A little history. In 1991, BC’s Social Credit government introduced the province’s — and the country’s — first balanced budget legislation. Later that year, there was an election, and the victorious NDP repealed the law. The government ran deficits for several years. During their second term, however, the New Democrats decided to take a stab at fiscal responsibility and passed a balanced budget law of their own that set a 2004 deadline for ending deficits. To everyone’s surprise (largely due to greater-than-expected energy exports), the NDP passed a pair of surplus budgets well ahead of schedule by the end of its stint in government.
Shortly thereafter, in 2001, the New Democrats suffered a crushing defeat at the polls courtesy of the Liberal Party — elected on a platform of massive tax cuts. The Liberals repealed the NDP’s balanced budget law so as not to impede the fulfillment of their election promises, and managed to turn a record-breaking surplus into a series of record-breaking deficits. In place of the previous legislation, they passed their own law requiring a return to balanced budgets by 2004 — the same deadline originally put in place by the NDP.
The Liberals met their deadline and chugged along happily in the black for several years, until the financial crisis hit. In 2009, they realized that they could not realistically deliver a balanced budget in the midst of the worst global recession since the 1930s, so they amended their own legislation to allow themselves two years of deficit spending. Later that year (after an election), they amended the law yet again to increase their deficit window by an additional two years.
And that more or less brings us up to the present, with the Liberals’ self-imposed four-year window closing fast.
Any observer of BC politics in full possession of the faculty of memory will rightly ask: what is the point of laws requiring governments to balance their budgets if they simply repeal or amend them whenever convenient? How is this any different from traditional fiscal policy without such laws?
Perhaps we must recognize that there is no shortcut to fiscal enlightenment. At their best, balanced budget laws showcase the self-serving hypocrisy of politicians from across the spectrum. At their worst, they can jeopardize vital social programs and transform recessions into depressions. Governments need the flexibility to occasionally run deficits.
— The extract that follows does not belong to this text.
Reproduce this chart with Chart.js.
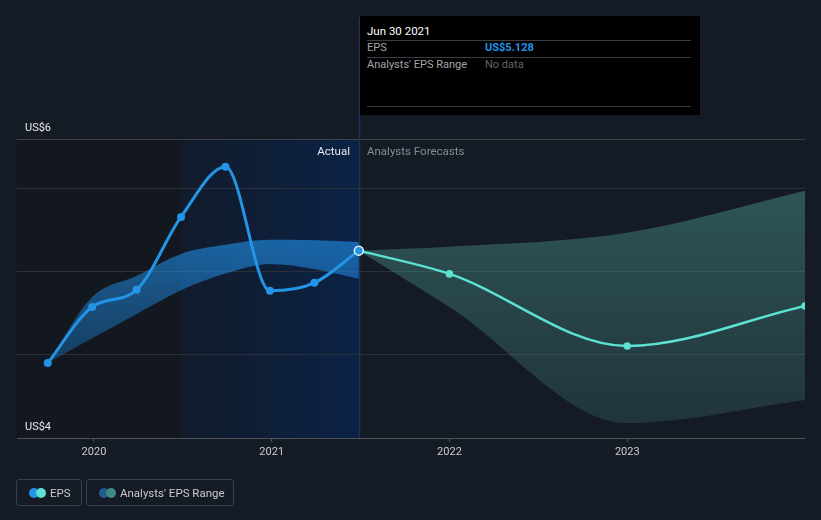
<!DOCTYPE html>
<html>
<head>
<meta charset="utf-8">
<script src="https://cdn.jsdelivr.net/npm/chart.js@4.4.1/dist/chart.umd.min.js"></script>
<style>
  html, body { margin:0; padding:0; background:#151b25; width:821px; height:520px; overflow:hidden; font-family: Roboto, "Noto Sans", Arial, sans-serif; }
  #wrap { position:relative; width:821px; height:520px; }
  canvas { position:absolute; left:0; top:0; }
  .ov { position:absolute; white-space:nowrap; font-size:11px; line-height:14px; }
  #tip { position:absolute; left:360px; top:16px; width:340px; height:99px; background:#000; }
  #tip .hr { position:absolute; left:7px; width:324px; height:1px; background:#3a3d44; }
  .pill { position:absolute; top:479px; height:27px; border:1px solid #3b404a; border-radius:3px; box-sizing:border-box; }
  .dot { position:absolute; top:8px; width:10px; height:10px; border-radius:50%; }
  .ptxt { position:absolute; top:6px; font-size:11.5px; line-height:14px; color:#c8cacd; white-space:nowrap; }
</style>
</head>
<body>
<div id="wrap">
  <canvas id="c" width="821" height="520"></canvas>
  <div class="ov" style="right:471px; top:144px; color:#e6e8ea; font-size:11.5px;">Actual</div>
  <div class="ov" style="left:367px; top:144px; color:#878c94; font-size:11.5px;">Analysts Forecasts</div>
  <div id="tip">
    <div class="ov" style="left:7px; top:8px; color:#ffffff; font-size:11.5px;">Jun 30 2021</div>
    <div class="hr" style="top:24px;"></div>
    <div class="ov" style="left:7px; top:25px; color:#a3a6ab;">EPS</div>
    <div class="ov" style="left:125px; top:25px; color:#2394e6; font-weight:bold;">US$5.128</div>
    <div class="hr" style="top:41px;"></div>
    <div class="ov" style="left:7px; top:42px; color:#a3a6ab;">Analysts' EPS Range</div>
    <div class="ov" style="left:125px; top:42px; color:#61646a;">No data</div>
    <div class="hr" style="top:90px;"></div>
  </div>
  <div class="pill" style="left:16px; width:66px;">
    <div class="dot" style="left:12px; background:#2394e6;"></div>
    <div class="dot" style="left:19px; background:#5ce1d2;"></div>
    <div class="ptxt" style="left:33px;">EPS</div>
  </div>
  <div class="pill" style="left:86px; width:148px;">
    <div class="dot" style="left:12px; background:#215d8c;"></div>
    <div class="dot" style="left:19px; background:#3f8a84;"></div>
    <div class="ptxt" style="left:33px;">Analysts' EPS Range</div>
  </div>
</div>
<script>
// ---- data ----
const pastDates = [2019.74, 2019.99, 2020.24, 2020.49, 2020.74, 2020.99, 2021.24, 2021.49];
const pastEPS   = [4.452, 4.789, 4.892, 5.331, 5.633, 4.886, 4.934, 5.128];
const pastRangeLow  = [4.452, 4.60, 4.747, 4.89, 4.99, 5.048, 5.018, 4.958];
const pastRangeHigh = [4.452, 4.849, 4.976, 5.108, 5.163, 5.193, 5.19, 5.18];
const fcDates = [2021.49, 2022.0, 2023.0, 2024.0];
const fcEPS   = [5.128, 4.988, 4.554, 4.795];
const fcRangeLow  = [5.128, 4.789, 4.09, 4.229];
const fcRangeHigh = [5.128, 5.151, 5.235, 5.488];
const xTicks = [2020, 2021, 2022, 2023];
const yGrid = [4, 4.5, 5, 5.5, 5.8];
const yLabels = {4: 'US$4', 5.8: 'US$6'};
const highlightStart = 2020.49, todayX = 2021.49;

const pts = (xs, ys) => xs.map((x, i) => ({x, y: ys[i]}));

function vGrad(ctx, area, y0, y1, c0, c1) {
  if (!area) return c0;
  const g = ctx.createLinearGradient(0, y0, 0, y1);
  g.addColorStop(0, c0); g.addColorStop(1, c1);
  return g;
}

const regions = {
  id: 'regions',
  beforeDraw(chart) {
    const {ctx, chartArea: a, scales: {x}} = chart;
    const xh = x.getPixelForValue(highlightStart), xt = x.getPixelForValue(todayX);
    ctx.save();
    ctx.fillStyle = 'rgba(0,0,0,0.12)';
    ctx.fillRect(a.left, a.top, xh - a.left, a.bottom - a.top);
    const g = ctx.createLinearGradient(xh, 0, xt, 0);
    g.addColorStop(0, '#111b2b'); g.addColorStop(1, '#0c2245');
    ctx.fillStyle = g;
    ctx.fillRect(xh, a.top, xt - xh, a.bottom - a.top);
    ctx.restore();
  },
  beforeDatasetsDraw(chart) {
    const {ctx, chartArea: a, scales: {x}} = chart;
    const xt = Math.round(x.getPixelForValue(todayX)) + 0.5;
    ctx.save();
    ctx.strokeStyle = '#1b3558';
    ctx.lineWidth = 1.5;
    ctx.beginPath(); ctx.moveTo(xt, 17); ctx.lineTo(xt, a.bottom); ctx.stroke();
    ctx.restore();
  }
};

new Chart(document.getElementById('c'), {
  type: 'line',
  data: {
    datasets: [
      { data: pts(pastDates, pastEPS), borderColor: '#2394e6', borderWidth: 3,
        pointRadius: pastDates.map((d, i) => i === pastDates.length - 1 ? 4.5 : 4),
        pointBackgroundColor: '#2394e6',
        pointBorderColor: pastDates.map((d, i) => i === pastDates.length - 1 ? '#e8f2fb' : '#2394e6'),
        pointBorderWidth: pastDates.map((d, i) => i === pastDates.length - 1 ? 1.5 : 0),
        cubicInterpolationMode: 'monotone', fill: false },
      { data: pts(fcDates, fcEPS), borderColor: '#5ce1d2', borderWidth: 2.5,
        pointRadius: fcDates.map((d, i) => i === 0 ? 0 : 3.8), pointBackgroundColor: '#5ce1d2', pointBorderWidth: 0,
        cubicInterpolationMode: 'monotone', fill: false, clip: 0 },
      { data: pts(pastDates, pastRangeLow), borderWidth: 0, pointRadius: 0, cubicInterpolationMode: 'monotone', fill: false },
      { data: pts(pastDates, pastRangeHigh), borderWidth: 0, pointRadius: 0, cubicInterpolationMode: 'monotone', fill: '-1',
        backgroundColor: (c) => vGrad(c.chart.ctx, c.chart.chartArea, 240, 360, 'rgba(33,150,243,0.58)', 'rgba(33,150,243,0.3)') },
      { data: pts(fcDates, fcRangeLow), borderWidth: 0, pointRadius: 0, cubicInterpolationMode: 'monotone', fill: false, clip: 0 },
      { data: pts(fcDates, fcRangeHigh), borderWidth: 0, pointRadius: 0, cubicInterpolationMode: 'monotone', fill: '-1', clip: 0,
        backgroundColor: (c) => vGrad(c.chart.ctx, c.chart.chartArea, 190, 425, 'rgba(90,180,170,0.38)', 'rgba(90,180,170,0.17)') }
    ]
  },
  options: {
    responsive: false, animation: false, events: [],
    layout: { padding: { left: 17, right: 16, top: 139, bottom: 0 } },
    plugins: { legend: { display: false }, tooltip: { enabled: false } },
    scales: {
      x: {
        type: 'linear', min: 2019.567, max: 2024.0,
        afterBuildTicks: (s) => { s.ticks = xTicks.map(v => ({value: v})); },
        afterFit: (s) => { s.height = 82; },
        ticks: { color: '#c9cbce', font: { family: 'Roboto', size: 11 }, padding: 4, maxRotation: 0,
                 callback: (v) => String(v) },
        grid: { drawOnChartArea: false, drawTicks: true, tickLength: 4, color: '#4d525b' },
        border: { display: false }
      },
      y: {
        min: 4, max: 5.8,
        afterBuildTicks: (s) => { s.ticks = yGrid.map(v => ({value: v})); },
        afterFit: (s) => { s.width = 0; },
        ticks: { mirror: true, padding: 8, labelOffset: -11, color: '#e6e8ea', font: { family: 'Roboto', size: 11 },
                 callback: (v) => yLabels[v] || '' },
        grid: { drawTicks: false, lineWidth: 1,
                color: (c) => c.tick.value === 4 ? '#4d525b' : (c.tick.value === 5.8 ? '#3b4049' : '#2a2f39') },
        border: { display: false }
      }
    }
  },
  plugins: [regions]
});
</script>
</body>
</html>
Making them jump through legislative hoops to do so serves no purpose.
It is up to us, the electorate, to define the confines of this fiscal flexibility. Not by demanding that overly simplistic and easily circumvented rules be drafted, but by educating ourselves on the context dependence of fiscal and economic policy — i.e. when it is and is not appropriate to run deficits — and voting accordingly. There is no easy way of going about it. With fiscal policy, as with everything else, we are responsible for holding our leaders accountable.
So if, as I suspect, the Liberal government fails to balance its budget on target next year, let us pray that it mercifully, once and for all, puts a bullet in BC’s distracting two-decade experiment with balanced budget legislation.